-- START RECORDS TO PROCESS --

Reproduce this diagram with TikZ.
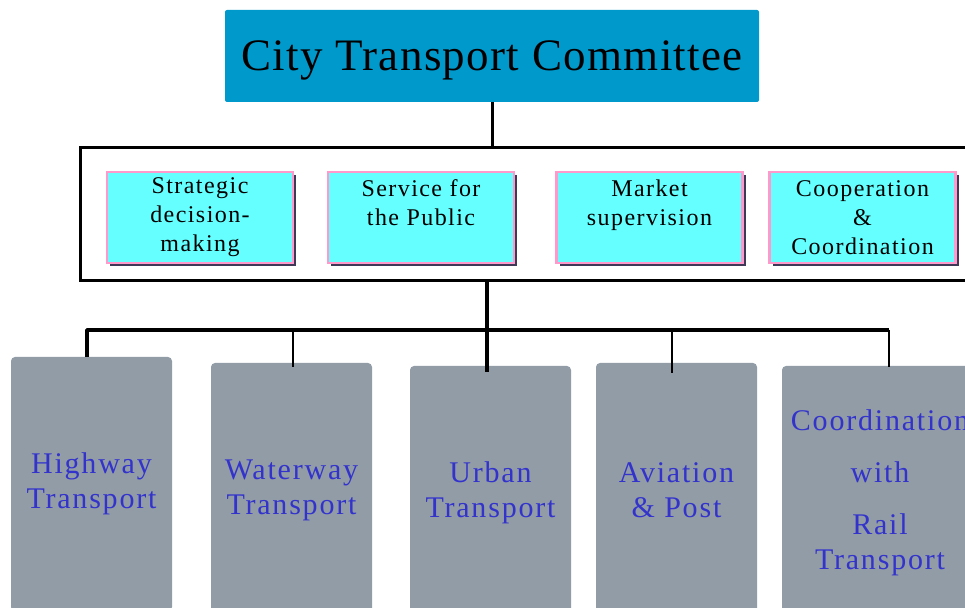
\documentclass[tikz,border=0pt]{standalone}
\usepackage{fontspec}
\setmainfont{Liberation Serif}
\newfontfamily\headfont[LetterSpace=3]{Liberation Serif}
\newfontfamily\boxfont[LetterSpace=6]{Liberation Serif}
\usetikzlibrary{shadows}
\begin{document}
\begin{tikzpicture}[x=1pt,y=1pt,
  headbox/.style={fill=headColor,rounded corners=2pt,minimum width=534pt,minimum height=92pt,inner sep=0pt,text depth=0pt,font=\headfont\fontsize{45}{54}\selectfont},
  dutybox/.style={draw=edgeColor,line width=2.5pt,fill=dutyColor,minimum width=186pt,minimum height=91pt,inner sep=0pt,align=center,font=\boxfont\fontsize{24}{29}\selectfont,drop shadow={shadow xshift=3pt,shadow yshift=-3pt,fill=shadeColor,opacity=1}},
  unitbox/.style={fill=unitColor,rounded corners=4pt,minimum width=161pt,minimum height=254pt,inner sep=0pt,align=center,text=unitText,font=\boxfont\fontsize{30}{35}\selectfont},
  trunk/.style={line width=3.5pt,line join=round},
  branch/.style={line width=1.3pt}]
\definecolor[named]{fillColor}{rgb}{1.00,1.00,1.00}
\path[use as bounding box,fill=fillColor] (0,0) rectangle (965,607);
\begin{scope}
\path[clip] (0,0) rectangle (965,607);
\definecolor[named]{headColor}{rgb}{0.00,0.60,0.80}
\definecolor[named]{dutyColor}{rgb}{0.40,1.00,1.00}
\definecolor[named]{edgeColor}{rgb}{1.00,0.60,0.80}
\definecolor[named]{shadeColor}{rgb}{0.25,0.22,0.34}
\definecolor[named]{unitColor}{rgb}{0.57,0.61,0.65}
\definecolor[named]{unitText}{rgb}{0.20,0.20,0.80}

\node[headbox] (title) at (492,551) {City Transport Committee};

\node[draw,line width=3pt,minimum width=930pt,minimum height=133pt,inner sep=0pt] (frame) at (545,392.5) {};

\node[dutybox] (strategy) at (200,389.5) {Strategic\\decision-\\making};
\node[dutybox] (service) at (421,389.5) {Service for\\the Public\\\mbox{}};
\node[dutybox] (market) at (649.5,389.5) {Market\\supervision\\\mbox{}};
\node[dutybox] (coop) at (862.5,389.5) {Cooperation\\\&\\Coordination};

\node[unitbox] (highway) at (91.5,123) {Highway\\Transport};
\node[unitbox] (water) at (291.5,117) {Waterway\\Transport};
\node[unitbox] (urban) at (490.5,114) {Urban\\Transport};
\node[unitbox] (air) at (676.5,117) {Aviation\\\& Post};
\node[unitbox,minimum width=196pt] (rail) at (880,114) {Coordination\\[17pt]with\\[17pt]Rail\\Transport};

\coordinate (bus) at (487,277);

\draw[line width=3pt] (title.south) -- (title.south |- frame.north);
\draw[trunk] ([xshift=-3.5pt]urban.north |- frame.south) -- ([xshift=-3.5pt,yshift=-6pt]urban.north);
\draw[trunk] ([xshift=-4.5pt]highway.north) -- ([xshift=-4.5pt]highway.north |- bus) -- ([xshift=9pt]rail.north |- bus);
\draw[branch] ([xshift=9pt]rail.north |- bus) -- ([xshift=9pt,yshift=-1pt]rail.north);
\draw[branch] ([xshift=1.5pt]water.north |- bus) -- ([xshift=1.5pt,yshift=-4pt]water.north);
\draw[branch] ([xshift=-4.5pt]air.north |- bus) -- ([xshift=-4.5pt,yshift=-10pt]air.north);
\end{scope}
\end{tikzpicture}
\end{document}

-- END RECORDS TO PROCESS --
-- START RECORDS TO PROCESS --

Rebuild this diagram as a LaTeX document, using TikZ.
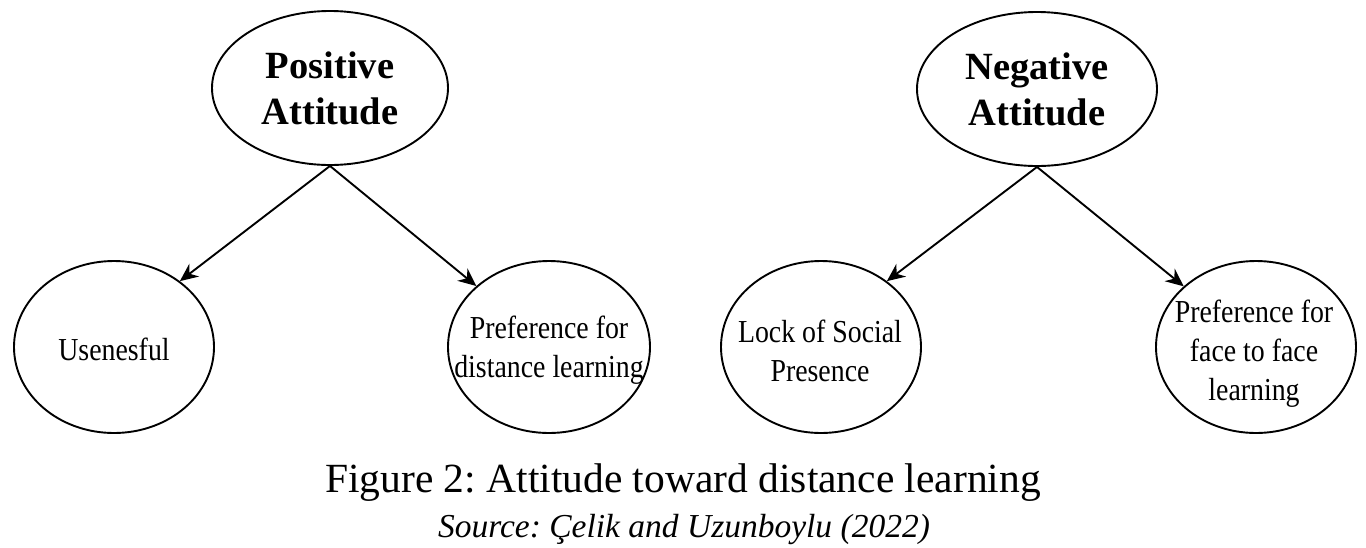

-- END RECORDS TO PROCESS --
-- START RECORDS TO PROCESS --

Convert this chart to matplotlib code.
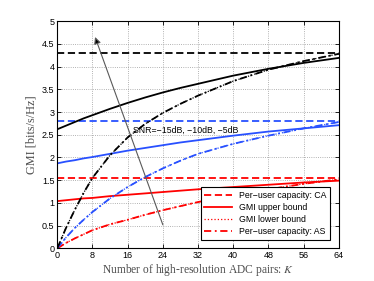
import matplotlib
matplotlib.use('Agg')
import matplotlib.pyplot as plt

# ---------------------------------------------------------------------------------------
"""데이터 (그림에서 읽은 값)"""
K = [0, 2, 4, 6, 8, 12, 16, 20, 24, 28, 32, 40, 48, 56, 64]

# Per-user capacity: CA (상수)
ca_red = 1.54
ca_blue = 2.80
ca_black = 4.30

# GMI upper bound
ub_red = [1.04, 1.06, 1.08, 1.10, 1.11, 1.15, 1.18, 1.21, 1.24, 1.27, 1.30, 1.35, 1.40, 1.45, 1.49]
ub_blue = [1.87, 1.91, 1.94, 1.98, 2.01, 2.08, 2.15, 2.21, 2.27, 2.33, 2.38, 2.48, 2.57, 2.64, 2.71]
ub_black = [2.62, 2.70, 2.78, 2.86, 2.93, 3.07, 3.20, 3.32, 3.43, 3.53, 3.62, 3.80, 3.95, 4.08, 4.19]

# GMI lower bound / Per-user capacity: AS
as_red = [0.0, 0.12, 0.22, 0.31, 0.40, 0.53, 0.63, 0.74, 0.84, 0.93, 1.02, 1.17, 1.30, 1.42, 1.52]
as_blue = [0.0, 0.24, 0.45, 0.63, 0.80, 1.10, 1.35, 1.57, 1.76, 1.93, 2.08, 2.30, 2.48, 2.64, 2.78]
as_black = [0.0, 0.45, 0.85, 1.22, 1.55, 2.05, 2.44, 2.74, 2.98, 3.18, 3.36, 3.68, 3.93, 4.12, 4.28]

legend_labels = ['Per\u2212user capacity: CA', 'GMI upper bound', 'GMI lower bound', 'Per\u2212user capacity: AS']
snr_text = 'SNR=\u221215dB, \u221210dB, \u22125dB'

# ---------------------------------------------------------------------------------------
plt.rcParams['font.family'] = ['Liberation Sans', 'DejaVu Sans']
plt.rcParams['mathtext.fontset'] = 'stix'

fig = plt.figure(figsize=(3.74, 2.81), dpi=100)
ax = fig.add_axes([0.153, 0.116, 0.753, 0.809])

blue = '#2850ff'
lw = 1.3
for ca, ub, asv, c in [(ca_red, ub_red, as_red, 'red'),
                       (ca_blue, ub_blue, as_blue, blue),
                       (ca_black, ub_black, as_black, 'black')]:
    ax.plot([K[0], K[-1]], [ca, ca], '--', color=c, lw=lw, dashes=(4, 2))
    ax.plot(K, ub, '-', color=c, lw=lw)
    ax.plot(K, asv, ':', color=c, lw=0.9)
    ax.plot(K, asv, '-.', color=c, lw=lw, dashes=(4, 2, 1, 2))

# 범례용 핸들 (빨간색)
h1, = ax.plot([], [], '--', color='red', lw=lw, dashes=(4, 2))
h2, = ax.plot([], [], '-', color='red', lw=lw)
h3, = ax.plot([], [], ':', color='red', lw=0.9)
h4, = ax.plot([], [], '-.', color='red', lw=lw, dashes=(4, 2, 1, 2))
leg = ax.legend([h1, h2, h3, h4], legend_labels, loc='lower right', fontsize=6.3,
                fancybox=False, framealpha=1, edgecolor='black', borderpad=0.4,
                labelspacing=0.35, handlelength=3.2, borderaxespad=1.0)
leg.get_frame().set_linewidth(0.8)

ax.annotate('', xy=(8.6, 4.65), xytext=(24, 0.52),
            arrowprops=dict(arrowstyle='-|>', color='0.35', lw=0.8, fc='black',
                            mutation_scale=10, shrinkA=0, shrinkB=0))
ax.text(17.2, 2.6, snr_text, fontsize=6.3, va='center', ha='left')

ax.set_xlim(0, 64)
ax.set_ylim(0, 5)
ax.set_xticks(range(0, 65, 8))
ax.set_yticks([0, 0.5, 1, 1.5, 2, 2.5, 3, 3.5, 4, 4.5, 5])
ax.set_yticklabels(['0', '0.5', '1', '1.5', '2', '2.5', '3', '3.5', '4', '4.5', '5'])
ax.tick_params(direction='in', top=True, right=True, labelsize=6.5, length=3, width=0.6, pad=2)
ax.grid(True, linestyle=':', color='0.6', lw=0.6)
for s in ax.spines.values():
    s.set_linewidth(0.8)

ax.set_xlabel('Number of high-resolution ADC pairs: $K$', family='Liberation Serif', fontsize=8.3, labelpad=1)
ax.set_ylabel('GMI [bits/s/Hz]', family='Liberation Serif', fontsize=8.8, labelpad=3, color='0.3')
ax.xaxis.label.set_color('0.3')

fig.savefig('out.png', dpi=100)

-- END RECORDS TO PROCESS --

## [EXERCISE OBJECTIVE]
Search the listing above for the string "with". Copy every line that contains it.

## [WORKED SOLUTION]
Reproduce this diagram with TikZ.
\node[unitbox,minimum width=196pt] (rail) at (880,114) {Coordination\\[17pt]with\\[17pt]Rail\\Transport};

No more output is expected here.